BEIJING (Reuters) - China’s ambition to build a new Silk Road is not about seeking to expand its military role abroad nor about seeking to set up foreign bases, the Defence Ministry said on Thursday.
The new Silk Road, formally known as the Belt and Road initiative in China, is President Xi Jinping’s signature policy to expand links between Asia, Africa and Europe underpinned by billions of dollars in infrastructure investment.
At a summit in Beijing this month, Xi pledged $124 billion for the plan, promising to forge a path of peace, inclusiveness and free trade.
But China’s ambitions have caused nervousness in some countries, particularly India and in some European capitals, which suspect Beijing of using the plan to promote Chinese influence globally, pointing to investments in ports in places such as Pakistan that could one day be used by China’s navy.

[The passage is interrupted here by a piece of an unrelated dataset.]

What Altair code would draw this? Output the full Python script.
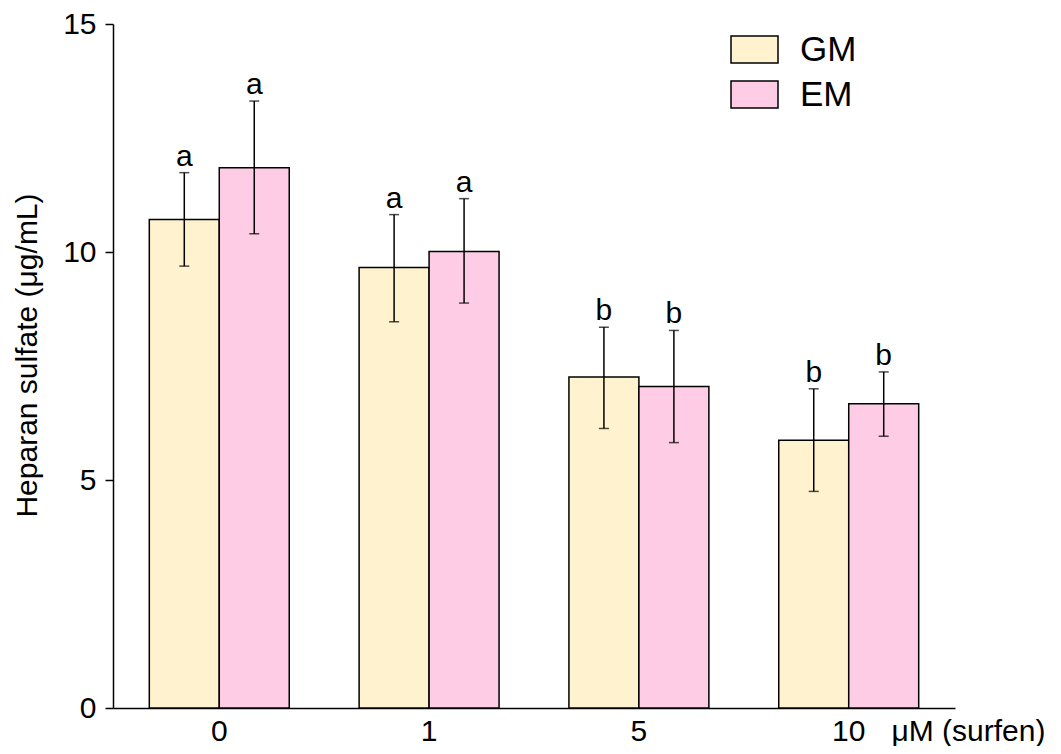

Asked whether Chinese Belt and Road investments in ports in Greece, Pakistan and Sri Lanka had a covert military intention, Chinese Defence Ministry spokesman Ren Guoqiang said such speculation was “groundless”.
The new Silk Road is about cooperation and trade, he told a regular monthly news briefing.
“The Belt and Road initiative has no military or geostrategic intent. China is not seeking the right to guide global affairs, or spheres of influence, and will not interfere in the internal affairs of other countries.”
Still, China has been building a military base in the Horn of Africa country of Djibouti that will be its first overseas naval base, though officially described as a logistics facility.
Djibouti’s position on the Indian Ocean’s northwestern edge has fuelled worries in India that it could join China’s “string of pearls”, or military alliances and assets ringing the south Asian nation, including Bangladesh, Myanmar and Sri Lanka.